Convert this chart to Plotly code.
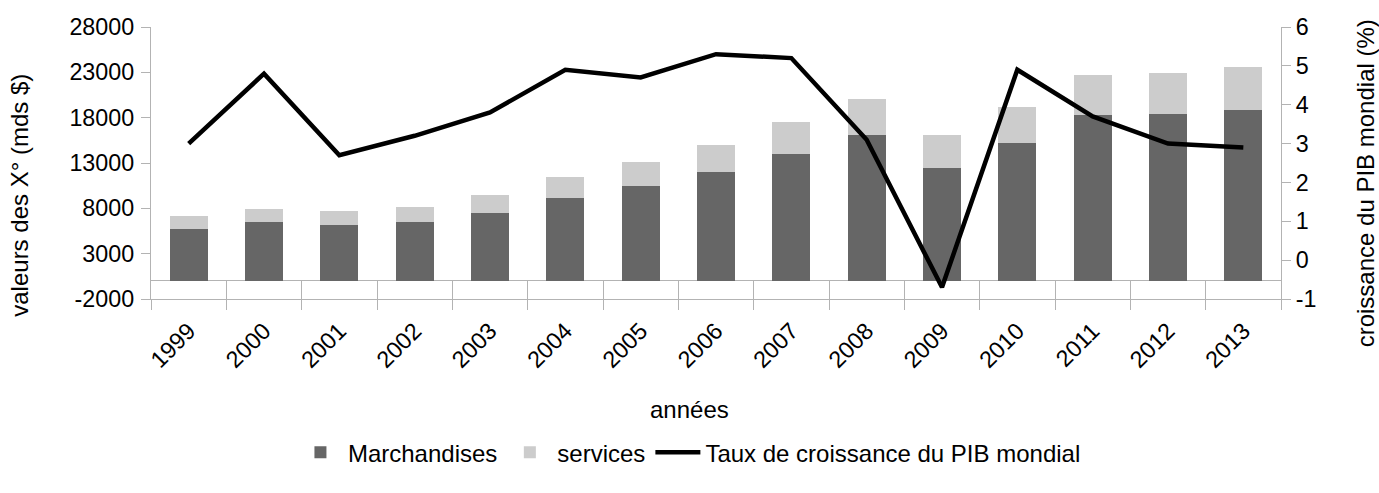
import plotly.graph_objects as go

annees = ["1999", "2000", "2001", "2002", "2003", "2004", "2005", "2006",
          "2007", "2008", "2009", "2010", "2011", "2012", "2013"]
marchandises = [5700, 6450, 6190, 6490, 7480, 9150, 10450, 12000,
                13970, 16070, 12450, 15200, 18270, 18380, 18820]
services = [1450, 1480, 1510, 1650, 1980, 2300, 2650, 2970,
            3520, 3950, 3620, 3950, 4400, 4500, 4720]
croissance_pib = [3.0, 4.8, 2.7, 3.2, 3.8, 4.9, 4.7, 5.3,
                  5.2, 3.1, -0.7, 4.9, 3.7, 3.0, 2.9]
ticks_gauche = [-2000, 3000, 8000, 13000, 18000, 23000, 28000]
ticks_droite = [-1, 0, 1, 2, 3, 4, 5, 6]

FONT = "Liberation Sans, Arial, sans-serif"
GRID = "#b3b3b3"
FS = 24
FT = 23.3

fig = go.Figure()
fig.add_trace(go.Bar(x=annees, y=marchandises, name="Marchandises",
                     marker=dict(color="#666666", line=dict(width=0))))
fig.add_trace(go.Bar(x=annees, y=services, name="services",
                     marker=dict(color="#cccccc", line=dict(width=0))))
fig.add_trace(go.Scatter(x=annees, y=croissance_pib, name="Taux de croissance du PIB mondial",
                         mode="lines", line=dict(color="#000000", width=4.5),
                         yaxis="y2"))
# invisible helper trace on an overlaid x axis to draw the outer category ticks
fig.add_trace(go.Scatter(x=annees, y=[None] * len(annees), xaxis="x2",
                         showlegend=False, hoverinfo="skip"))

fig.update_layout(
    width=1379, height=493,
    margin=dict(l=151, r=98, t=27, b=194, autoexpand=False),
    paper_bgcolor="white", plot_bgcolor="white",
    font=dict(family=FONT, size=FS, color="#000000"),
    barmode="stack", bargap=0.495,
    showlegend=True,
    legend=dict(orientation="h", x=0.4765, xanchor="center", y=-0.565, yanchor="middle",
                font=dict(size=FS), itemwidth=45, traceorder="normal",
                bgcolor="rgba(0,0,0,0)"),
    xaxis=dict(type="category", range=[-0.5, 14.5], showgrid=False, automargin=False,
               showline=True, linecolor=GRID, linewidth=1.3,
               ticks="inside", tickson="boundaries", ticklen=19, tickcolor=GRID, tickwidth=1.3,
               tickangle=-45, tickfont=dict(size=FT), ticklabelstandoff=8),
    xaxis2=dict(type="category", range=[-0.5, 14.5], overlaying="x", side="bottom",
                anchor="y", showgrid=False, showline=False, automargin=False,
                ticks="outside", tickson="boundaries", ticklen=10, tickcolor=GRID, tickwidth=1.3,
                showticklabels=False),
    yaxis=dict(range=[-2000, 28000], tickmode="array", tickvals=ticks_gauche,
               ticktext=[str(v) for v in ticks_gauche], showgrid=False, automargin=False,
               zeroline=True, zerolinecolor=GRID, zerolinewidth=1.3,
               showline=True, linecolor=GRID, linewidth=1.3,
               ticks="outside", ticklen=9, tickcolor=GRID, tickwidth=1.3,
               tickfont=dict(size=FT), ticklabelstandoff=2),
    yaxis2=dict(range=[-1, 6], tickmode="array", tickvals=ticks_droite,
                ticktext=[str(v) for v in ticks_droite], overlaying="y", side="right",
                showgrid=False, zeroline=False, automargin=False,
                showline=True, linecolor=GRID, linewidth=1.3,
                ticks="outside", ticklen=9, tickcolor=GRID, tickwidth=1.3,
                tickfont=dict(size=FT)),
    annotations=[
        dict(text="années", xref="paper", yref="paper", x=0.4765, y=-0.405,
             xanchor="center", yanchor="middle", showarrow=False, font=dict(size=FS)),
        dict(text="valeurs des X° (mds $)", xref="paper", yref="paper", x=-0.116, y=0.383,
             xanchor="center", yanchor="middle", textangle=-90, showarrow=False,
             font=dict(size=FS)),
        dict(text="croissance du PIB mondial (%)", xref="paper", yref="paper", x=1.0745, y=0.426,
             xanchor="center", yanchor="middle", textangle=-90, showarrow=False,
             font=dict(size=FS)),
    ],
)

fig.write_html("out.html", config={"displayModeBar": False},
               post_script="document.body.style.margin='0';document.body.style.padding='0';")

****

The pictures should not be reproduced; quote all of the other material exactly.

Task result
Convert this chart to Plotly code.
import plotly.graph_objects as go

annees = ["1999", "2000", "2001", "2002", "2003", "2004", "2005", "2006",
          "2007", "2008", "2009", "2010", "2011", "2012", "2013"]
marchandises = [5700, 6450, 6190, 6490, 7480, 9150, 10450, 12000,
                13970, 16070, 12450, 15200, 18270, 18380, 18820]
services = [1450, 1480, 1510, 1650, 1980, 2300, 2650, 2970,
            3520, 3950, 3620, 3950, 4400, 4500, 4720]
croissance_pib = [3.0, 4.8, 2.7, 3.2, 3.8, 4.9, 4.7, 5.3,
                  5.2, 3.1, -0.7, 4.9, 3.7, 3.0, 2.9]
ticks_gauche = [-2000, 3000, 8000, 13000, 18000, 23000, 28000]
ticks_droite = [-1, 0, 1, 2, 3, 4, 5, 6]

FONT = "Liberation Sans, Arial, sans-serif"
GRID = "#b3b3b3"
FS = 24
FT = 23.3

fig = go.Figure()
fig.add_trace(go.Bar(x=annees, y=marchandises, name="Marchandises",
                     marker=dict(color="#666666", line=dict(width=0))))
fig.add_trace(go.Bar(x=annees, y=services, name="services",
                     marker=dict(color="#cccccc", line=dict(width=0))))
fig.add_trace(go.Scatter(x=annees, y=croissance_pib, name="Taux de croissance du PIB mondial",
                         mode="lines", line=dict(color="#000000", width=4.5),
                         yaxis="y2"))
# invisible helper trace on an overlaid x axis to draw the outer category ticks
fig.add_trace(go.Scatter(x=annees, y=[None] * len(annees), xaxis="x2",
                         showlegend=False, hoverinfo="skip"))

fig.update_layout(
    width=1379, height=493,
    margin=dict(l=151, r=98, t=27, b=194, autoexpand=False),
    paper_bgcolor="white", plot_bgcolor="white",
    font=dict(family=FONT, size=FS, color="#000000"),
    barmode="stack", bargap=0.495,
    showlegend=True,
    legend=dict(orientation="h", x=0.4765, xanchor="center", y=-0.565, yanchor="middle",
                font=dict(size=FS), itemwidth=45, traceorder="normal",
                bgcolor="rgba(0,0,0,0)"),
    xaxis=dict(type="category", range=[-0.5, 14.5], showgrid=False, automargin=False,
               showline=True, linecolor=GRID, linewidth=1.3,
               ticks="inside", tickson="boundaries", ticklen=19, tickcolor=GRID, tickwidth=1.3,
               tickangle=-45, tickfont=dict(size=FT), ticklabelstandoff=8),
    xaxis2=dict(type="category", range=[-0.5, 14.5], overlaying="x", side="bottom",
                anchor="y", showgrid=False, showline=False, automargin=False,
                ticks="outside", tickson="boundaries", ticklen=10, tickcolor=GRID, tickwidth=1.3,
                showticklabels=False),
    yaxis=dict(range=[-2000, 28000], tickmode="array", tickvals=ticks_gauche,
               ticktext=[str(v) for v in ticks_gauche], showgrid=False, automargin=False,
               zeroline=True, zerolinecolor=GRID, zerolinewidth=1.3,
               showline=True, linecolor=GRID, linewidth=1.3,
               ticks="outside", ticklen=9, tickcolor=GRID, tickwidth=1.3,
               tickfont=dict(size=FT), ticklabelstandoff=2),
    yaxis2=dict(range=[-1, 6], tickmode="array", tickvals=ticks_droite,
                ticktext=[str(v) for v in ticks_droite], overlaying="y", side="right",
                showgrid=False, zeroline=False, automargin=False,
                showline=True, linecolor=GRID, linewidth=1.3,
                ticks="outside", ticklen=9, tickcolor=GRID, tickwidth=1.3,
                tickfont=dict(size=FT)),
    annotations=[
        dict(text="années", xref="paper", yref="paper", x=0.4765, y=-0.405,
             xanchor="center", yanchor="middle", showarrow=False, font=dict(size=FS)),
        dict(text="valeurs des X° (mds $)", xref="paper", yref="paper", x=-0.116, y=0.383,
             xanchor="center", yanchor="middle", textangle=-90, showarrow=False,
             font=dict(size=FS)),
        dict(text="croissance du PIB mondial (%)", xref="paper", yref="paper", x=1.0745, y=0.426,
             xanchor="center", yanchor="middle", textangle=-90, showarrow=False,
             font=dict(size=FS)),
    ],
)

fig.write_html("out.html", config={"displayModeBar": False},
               post_script="document.body.style.margin='0';document.body.style.padding='0';")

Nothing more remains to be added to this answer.